● THE EXERCISE:
Search the listing for the string "chart" and copy every line that contains it.

Data items
· · · ·
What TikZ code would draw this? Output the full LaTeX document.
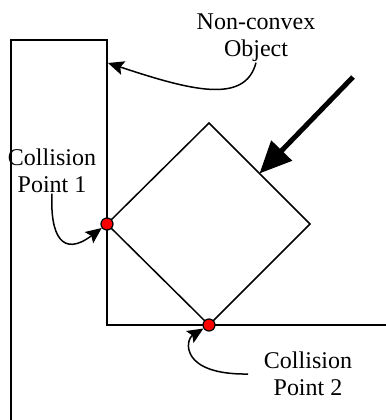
\documentclass[tikz,border=0pt]{standalone}
\usepackage{fontspec}
\setmainfont{Liberation Serif}
\usetikzlibrary{calc,arrows.meta}
\definecolor{pointred}{RGB}{255,0,0}

\begin{document}
\begin{tikzpicture}[x=0.5pt, y=-0.5pt, line width=0.75pt,
    every node/.style={font=\fontsize{12}{13.5}\selectfont, align=center, inner sep=0pt},
    contact/.style={circle, draw, fill=pointred, minimum size=6pt, line width=0.6pt},
    pointer/.style={-{Stealth[length=8pt,width=7pt,inset=1.5pt]}}]
  \useasboundingbox (0,0) rectangle (386,420);
  % non-convex wall
  \draw (11,420) -- (11,40) -- (107,40) -- (107,325) -- (386,325);
  \coordinate (wall) at (108,63);
  % square object
  \coordinate (top) at (209,123);
  \coordinate (right) at (310,224);
  \coordinate (bottom) at (209,325);
  \coordinate (left) at (107,224);
  \draw (top) -- (right) -- (bottom) -- (left) -- cycle;
  \node[contact] (cp1) at (left) {};
  \node[contact] (cp2) at (bottom) {};
  % push direction
  \coordinate (push) at (353,77);
  \draw[line width=2.5pt, -{Triangle[length=16pt,width=14pt]}] (push) -- ($(top)!0.5!(right)$);
  % labels
  \node (obj) at (256,38) {Non-convex\\Object};
  \node (lab1) at (52,171) {Collision\\Point 1};
  \node (lab2) at (308,374) {Collision\\Point 2};
  \draw[pointer] (obj.south) .. controls (245,105) and (190,90) .. (wall);
  \draw[pointer] (lab1.south) .. controls (50,235) and (62,258) .. (cp1);
  \draw[pointer] ($(lab2.west)+(-15,0)$) .. controls (180,375) and (185,340) .. (cp2);
\end{tikzpicture}
\end{document}
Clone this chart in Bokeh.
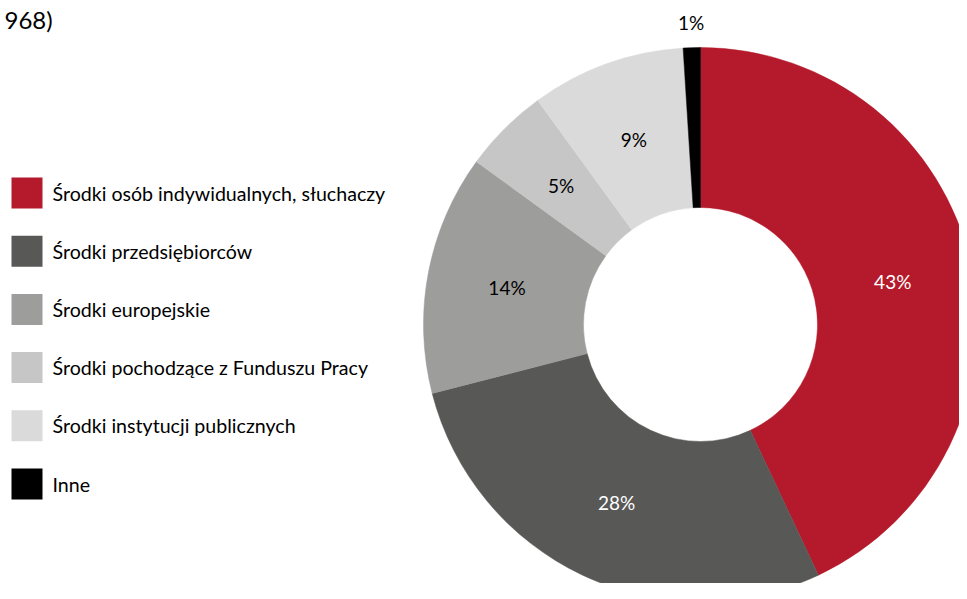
import numpy as np
from bokeh.plotting import figure
from bokeh.models import Range1d, ColumnDataSource
from bokeh.core.properties import value
from bokeh.embed import file_html
from bokeh.resources import INLINE

categories = [
    "Środki osób indywidualnych, słuchaczy",
    "Środki przedsiębiorców",
    "Środki europejskie",
    "Środki pochodzące z Funduszu Pracy",
    "Środki instytucji publicznych",
    "Inne",
]
shares = [43, 28, 14, 5, 9, 1]
colors = ["#B51A2C", "#585857", "#9D9D9C", "#C6C6C6", "#DADADA", "#000000"]
label_colors = ["white", "white", "black", "black", "black", "black"]
title_tail = "968)"

FONT = "Lato"
W, H = 959, 583
# position of donut centre in picture pixels
CX, CY = 700, 324
R_OUT, R_IN = 277, 117

p = figure(width=W, height=H, output_backend="svg", toolbar_location=None,
           x_range=Range1d(0 - CX, W - CX), y_range=Range1d(CY - H, CY),
           min_border=0, outline_line_color=None)
p.axis.visible = False
p.grid.visible = False
p.background_fill_color = "white"

vals = np.array(shares, dtype=float)
frac = vals / vals.sum()
cum_end = np.cumsum(frac)
cum_start = cum_end - frac
start_ang = np.pi / 2 - cum_end * 2 * np.pi
end_ang = np.pi / 2 - cum_start * 2 * np.pi

src = ColumnDataSource(dict(start=start_ang, end=end_ang, color=colors))
p.annular_wedge(x=0, y=0, inner_radius=R_IN, outer_radius=R_OUT,
                start_angle="start", end_angle="end", fill_color="color",
                line_color="color", line_width=0.5, source=src)

mid = np.pi / 2 - (cum_start + frac / 2) * 2 * np.pi
r_lab = np.where(vals < 2, R_OUT + 25, (R_IN + R_OUT) / 2)
lab_src = ColumnDataSource(dict(
    x=r_lab * np.cos(mid), y=r_lab * np.sin(mid),
    text=[f"{int(v)}%" for v in shares], color=label_colors))
p.text(x="x", y="y", text="text", text_color="color", source=lab_src,
       text_align="center", text_baseline="middle",
       text_font=value(FONT), text_font_size="19px")

# legend drawn manually
n = len(categories)
ly = np.array([CY - (192.5 + i * 58.2) for i in range(n)])
p.rect(x=26.5 - CX, y=ly, width=31, height=31, fill_color=colors, line_color=None)
p.text(x=52 - CX, y=ly, text=categories, text_align="left", text_baseline="middle",
       text_font=value(FONT), text_font_size="19.6px", text_color="black")

# title fragment at top
p.text(x=[4 - CX], y=[CY - 19], text=[title_tail], text_align="left",
       text_baseline="alphabetic", text_font=value(FONT), text_font_size="24px",
       text_color="black")

open("out.html", "w").write(file_html(p, INLINE))
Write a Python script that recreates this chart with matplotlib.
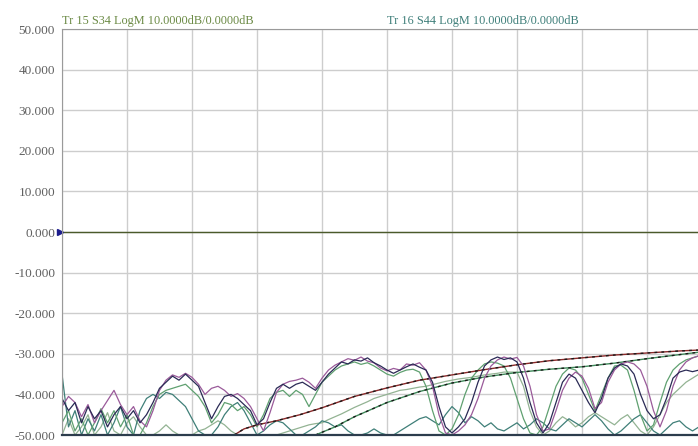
import numpy as np
import matplotlib
matplotlib.use("Agg")
import matplotlib.pyplot as plt

# sweep points (grid divisions 0..9.8, 10 divisions across the screen)
puntos = np.round(np.arange(99) * 0.1, 1)

traza_navy = [-41, -44, -42, -47, -43, -46, -44, -48, -45, -43,
              -46, -44, -47, -45, -42, -38.5, -37, -35.5, -36.5, -35,
              -36.5, -38, -42, -46, -43, -40.5, -40, -41, -42.5, -44,
              -47.5, -46, -42, -38.5, -37.5, -38.5, -37.5, -37, -38, -39,
              -37, -35, -33.5, -32, -32.5, -31.5, -31.8, -31, -32.2, -33,
              -34, -34.8, -34, -33.2, -32.5, -33.3, -34, -37, -43, -48,
              -49.5, -48, -46, -42, -37, -33, -31.5, -30.8, -31.4, -31,
              -32, -36, -42, -47, -49.5, -47, -42, -37, -35, -36,
              -39, -42, -44.5, -41, -36, -33.5, -32.5, -33, -35, -40,
              -44, -46, -45, -41, -36, -34.5, -34, -34.4, -34]

traza_morada = [-43, -40.5, -42, -45.5, -42.5, -47, -44, -41.5, -39, -42.5,
                -45, -43, -46.5, -48, -44, -39, -36.5, -35.2, -35.8, -34.8,
                -35.8, -37.5, -40, -38.5, -38, -39, -40.5, -39.8, -41, -43,
                -46, -49, -44.5, -39.5, -37.5, -36.8, -36.5, -36, -37, -38.5,
                -36, -34, -32.8, -32, -31.2, -31.6, -30.8, -31.8, -32.2, -33.5,
                -34.2, -33.6, -34, -32.5, -32.8, -32.2, -34, -38, -45, -49.5,
                -50, -49, -47.5, -45, -41, -36, -33, -31.5, -30.8, -31.3,
                -30.9, -33, -38, -45, -49, -48.5, -44, -39, -36, -34.5,
                -35.5, -38.5, -43.5, -42, -37, -34, -32.5, -32, -32.5, -34,
                -38, -44, -48, -44, -38, -34, -32, -31, -30.5]

traza_verde = [-47, -44, -49, -46, -50, -47, -43.5, -47, -44, -48,
               -45, -50, -50, -47, -43, -40, -39, -38.5, -38, -37.5,
               -39, -40.5, -43, -47, -45, -42, -42.5, -44, -43, -45,
               -48, -45, -41, -39.5, -39, -40.5, -39, -40, -43, -40,
               -37, -35.5, -34, -33, -32.5, -32, -32.6, -32.2, -33, -34,
               -35, -35.5, -34.6, -34, -33.8, -34.5, -38, -44, -49, -50,
               -48.5, -45, -40, -36, -34, -32.5, -32, -32.3, -33, -36,
               -41, -46, -49.5, -50, -48, -43, -38, -35, -33.5, -34,
               -36, -40, -44, -40, -36, -33, -32.8, -34, -39, -45,
               -49, -47.5, -42, -37, -34, -32.5, -31.5, -31, -30.5]

traza_teal = [-35, -48, -44, -50, -46, -49, -45, -50, -47, -43,
              -48, -50, -44, -41, -40, -41, -39.5, -40, -41.5, -43,
              -46, -49, -50, -50, -48, -45, -43, -42, -44, -47,
              -50, -49, -47.5, -46.5, -47, -48.5, -50, -50, -49, -48,
              -46.5, -47, -48, -47.5, -49, -50, -50, -49.5, -48.5, -49.5,
              -50, -50, -49, -48, -47, -46, -45.5, -46.5, -47.5, -45,
              -43, -44.5, -47, -45.5, -46.5, -48, -47, -48.5, -49, -48,
              -47, -48.5, -47.5, -46, -47, -48.5, -49, -47.5, -46, -47,
              -48, -46.5, -45, -46.5, -48.5, -50, -49, -47.5, -46, -45,
              -47, -49, -50, -48.5, -47, -46.5, -48, -49, -48]

traza_gris = [-50, -46, -50, -48, -45, -50, -48, -44.5, -49, -50,
              -47, -45.5, -48, -50, -50, -49, -47.5, -49, -50, -50,
              -50, -49, -48.5, -47.5, -46.5, -47.5, -49, -50, -50, -50,
              -50, -50, -50, -50, -49.5, -49, -48.5, -48, -47.5, -47.2,
              -47, -46.2, -45.5, -44.8, -44, -43.2, -42.5, -41.8, -41, -40.5,
              -40, -39.5, -39, -38.8, -38.5, -38.2, -38, -37.6, -37.2, -36.8,
              -36.5, -36.2, -36, -35.8, -35.5, -35.2, -35, -34.8, -34.5, -34.5,
              -34.5, -38, -44, -48, -50, -49, -47, -45.5, -46.5, -48,
              -47, -45.5, -44.5, -45.5, -46.5, -47.5, -46, -45, -47, -49,
              -50, -48, -45, -42, -40, -38.5, -37, -36, -35]

# the two smooth rising traces
sube1_x = [2.65, 2.8, 3.0, 3.3, 3.66, 4.0, 4.5, 5.0, 5.5, 6.0, 6.5, 7.0, 7.5, 8.0, 8.5, 9.0, 9.5, 9.9]
sube1_y = [-50, -48.5, -47.5, -46.5, -45, -43.3, -40.5, -38.4, -36.5, -35.2, -33.9, -32.7, -31.7, -31, -30.3, -29.8, -29.3, -29]
sube2_x = [3.9, 4.2, 4.5, 5.0, 5.5, 6.0, 6.5, 7.0, 7.5, 8.0, 8.5, 9.0, 9.5, 9.9]
sube2_y = [-50, -48, -45.5, -42, -39.3, -37.2, -35.7, -34.6, -33.8, -33.2, -32.3, -31.2, -30.2, -29.4]

marcas_y = [50, 40, 30, 20, 10, 0, -10, -20, -30, -40, -50]
etiquetas_y = ["50.000", "40.000", "30.000", "20.000", "10.000", "0.000",
               "-10.000", "-20.000", "-30.000", "-40.000", "-50.000"]

fig = plt.figure(figsize=(6.98, 4.46), dpi=100)
# the screen is wider than the picture: the right part is cut off
ax = fig.add_axes([62 / 698, 11 / 446, 650 / 698, 406 / 446])
ax.set_xlim(0, 10)
ax.set_ylim(-50, 50)

ax.set_xticks(np.arange(0, 11, 1))
ax.set_xticklabels([])
ax.set_yticks(marcas_y)
ax.set_yticklabels(etiquetas_y, family="Liberation Serif", fontsize=9.5, color="#606060")
ax.tick_params(length=0, pad=5)
ax.grid(True, color="#cdcdcd", linewidth=1.0)

for lado in ["top", "left"]:
    ax.spines[lado].set_color("#9a9a9a")
ax.spines["right"].set_visible(False)
ax.spines["bottom"].set_color("#2c3c4c")
ax.spines["bottom"].set_linewidth(1.6)

ax.axhline(0, color="#4b5a2b", linewidth=1.0)

ax.plot(puntos, traza_gris, color="#93b393", linewidth=0.9)
ax.plot(puntos, traza_teal, color="#3f7f78", linewidth=0.9)
ax.plot(puntos, traza_verde, color="#5fa070", linewidth=0.9)
ax.plot(sube2_x, sube2_y, color="#3f8a5a", linewidth=1.0)
ax.plot(sube2_x, sube2_y, color="#1a1a1a", linewidth=1.0, dashes=(2, 3))
ax.plot(sube1_x, sube1_y, color="#8b2a2a", linewidth=1.0)
ax.plot(sube1_x, sube1_y, color="#1a1a1a", linewidth=1.0, dashes=(2, 3))
ax.plot(puntos, traza_morada, color="#9a5a9a", linewidth=0.9)
ax.plot(puntos, traza_navy, color="#2a2a55", linewidth=0.9)

# reference marker at 0 dB
ax.plot(-0.03, 0, marker=">", markersize=5, color="#1c1c8c", clip_on=False)

ax.text(0.0, 50.6, "Tr 15 S34 LogM 10.0000dB/0.0000dB", family="Liberation Serif",
        fontsize=8.85, color="#6b8a45", va="bottom", ha="left")
ax.text(5.0, 50.6, "Tr 16 S44 LogM 10.0000dB/0.0000dB", family="Liberation Serif",
        fontsize=8.85, color="#3f7f7a", va="bottom", ha="left")

fig.savefig("out.png", dpi=100)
· · · ·
● FULL OUTPUT:
Clone this chart in Bokeh.
Write a Python script that recreates this chart with matplotlib.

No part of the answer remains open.